Machine learning has been applied to a broad range of applications and some
of them are available online as application programming interfaces (APIs) with
either free (trial) or paid subscriptions. In this paper, we study adversarial
machine learning in the form of back-box attacks on online classifier APIs. We
start with a deep learning based exploratory (inference) attack, which aims to
build a classifier that can provide similar classification results (labels) as
the target classifier. To minimize the difference between the labels returned
by the inferred classifier and the target classifier, we show that the deep
learning based exploratory attack requires a large number of labeled training
data samples. These labels can be collected by calling the online API, but
usually there is some strict rate limitation on the number of allowed API
calls. To mitigate the impact of limited training data, we develop an active
learning approach that first builds a classifier based on a small number of API
calls and uses this classifier to select samples to further collect their
labels. Then, a new classifier is built using more training data samples.
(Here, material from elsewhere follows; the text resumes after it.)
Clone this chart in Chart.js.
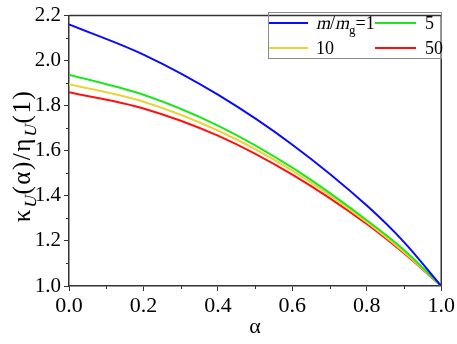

This
updating process can be repeated multiple times. We show that this active
learning approach can build an adversarial classifier with a small statistical
difference from the target classifier using only a limited number of training
data samples. We further consider evasion and causative (poisoning) attacks
based on the inferred classifier that is built by the exploratory attack.
Evasion attack determines samples that the target classifier is likely to
misclassify, whereas causative attack provides erroneous training data samples
to reduce the reliability of the re-trained classifier. The success of these
attacks show that adversarial machine learning emerges as a feasible threat in
the realistic case with limited training data.